Several Democrats and Republicans on the Congressional Armed Services Committees weighed in on Weirick’s behalf.
Rep. Walter Jones (R-NC) says Maj. Weirick has suffered “unacceptable retribution… for doing what he thought was right as a Marine; as an attorney.”
Of nine Marines disciplined in the urination or related video cases, seven are now out of the Marine Corps.
The Information Security Oversight Office of the national archives recently determined that the Commandant’s classification of case materials was reasonable.

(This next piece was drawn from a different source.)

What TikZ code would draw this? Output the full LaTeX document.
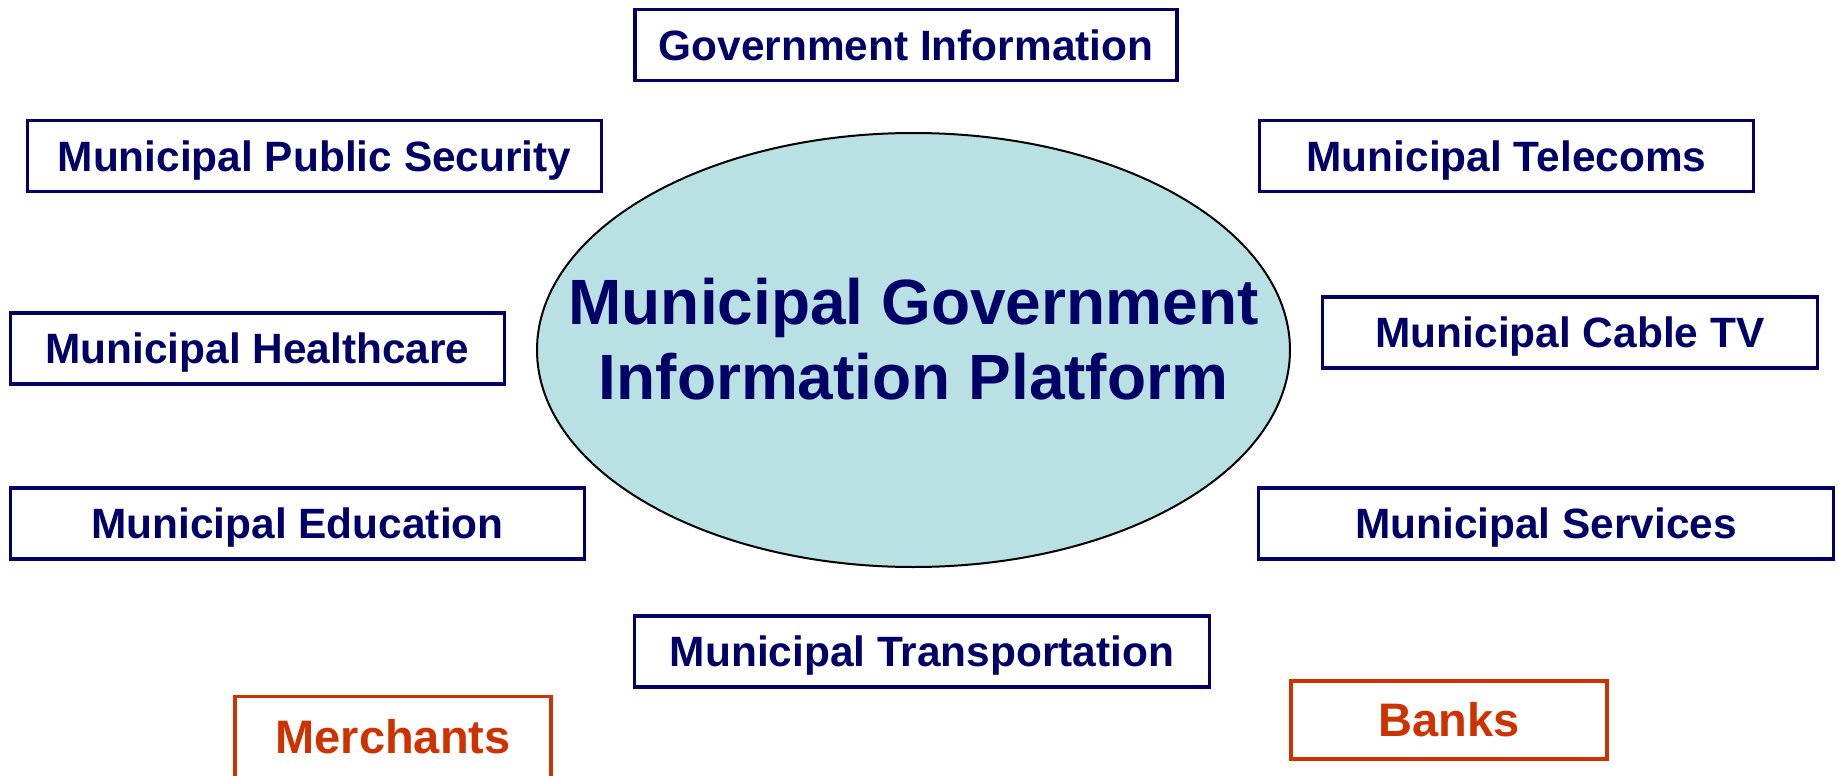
\documentclass[tikz,border=0pt]{standalone}
\usepackage{fontspec}
\setmainfont{Liberation Sans}
\usetikzlibrary{shapes.geometric}
\definecolor{navy}{HTML}{000066}
\definecolor{rust}{HTML}{CC3300}
\definecolor{paleteal}{HTML}{B9E0E3}

\begin{document}
\begin{tikzpicture}[x=0.5pt,y=-0.5pt,
	unitbox/.style={
		draw=navy,
		line width=1.75pt,
		text=navy,
		font=\bfseries\fontsize{21.2}{25}\selectfont,
		text height=15.2pt,
		text depth=0pt,
		minimum height=35.5pt,
		minimum width=#1,
		inner sep=0pt
	},
	partnerbox/.style={
		draw=rust,
		line width=1.6pt,
		text=rust,
		font=\bfseries\fontsize{23.5}{28}\selectfont,
		text height=16.8pt,
		text depth=0pt,
		minimum height=#1,
		minimum width=158pt,
		inner sep=0pt
	},
	platform/.style={
		ellipse,
		draw=black,
		line width=1pt,
		fill=paleteal,
		minimum width=376.5pt,
		minimum height=217pt,
		inner sep=0pt
	}
]
	\useasboundingbox (0,0) rectangle (1838,776);

	% the platform in the middle
	\node [platform] (core) at (913.5,350) {};
	\node [text=navy,font=\bfseries\fontsize{32}{37.5}\selectfont,align=center] (coretext) at (913.5,339) {Municipal Government\\Information Platform};

	% municipal units round it
	\node [unitbox=271pt] (govinfo) at (906,45) {Government Information};
	\node [unitbox=287pt] (security) at (314.5,156) {Municipal Public Security};
	\node [unitbox=247pt] (telecoms) at (1506.5,156) {Municipal Telecoms};
	\node [unitbox=247pt] (health) at (257.5,348.5) {Municipal Healthcare};
	\node [unitbox=247.5pt] (cabletv) at (1570,332.5) {Municipal Cable TV};
	\node [unitbox=287pt] (education) at (297.5,523.5) {Municipal Education};
	\node [unitbox=287.5pt] (services) at (1546,523.5) {Municipal Services};
	\node [unitbox=287.5pt] (transport) at (922,651.5) {Municipal Transportation};

	% outside partners
	\node [partnerbox=40.25pt] (merchants) at (393,737) {Merchants};
	\node [partnerbox=39pt] (banks) at (1449,720) {Banks};
\end{tikzpicture}
\end{document}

A spokesman for the U.S. Marine Corps adds that the ISOO determined “the classification decision was motivated by the safety of U.S. military personnel in Afghanistan and the protection of specific tactics, techniques, procedures, and equipment. Accordingly, the Marine Corps views any matter involving the appropriateness of having classified the materials as closed.”
The IG is expected to finish his investigation around the end of this month. Last month, he determined that the Marine Corps did not improperly prohibit Weirick from speaking to members of Congress about his allegations, or retaliate against him for communicating with members of Congress.
Weirick has formally asked the Navy Secretary to retract press statements that seemed to liken him to the Navy Yard killer. And though he’s been selected for promotion to Lt. Col., he may have prosecuted his last case: he’s never been allowed to return to his job in military justice.
“It’s like letting a Navy pilot stay in the Navy but telling him he can never fly again,” Weirick says.
Last May, a military appeals court threw out an 18-year sentence for a Marine staff sergeant found guilty of raping a civilian. That after several jurors acknowledged they were possibly influenced by Gen. Amos’ speaking tour urging harsher punishments.
Fidell says virtually no cases of unlawful command influence have been successfully prosecuted since 1951. “They dispose of these things in another way,” he says.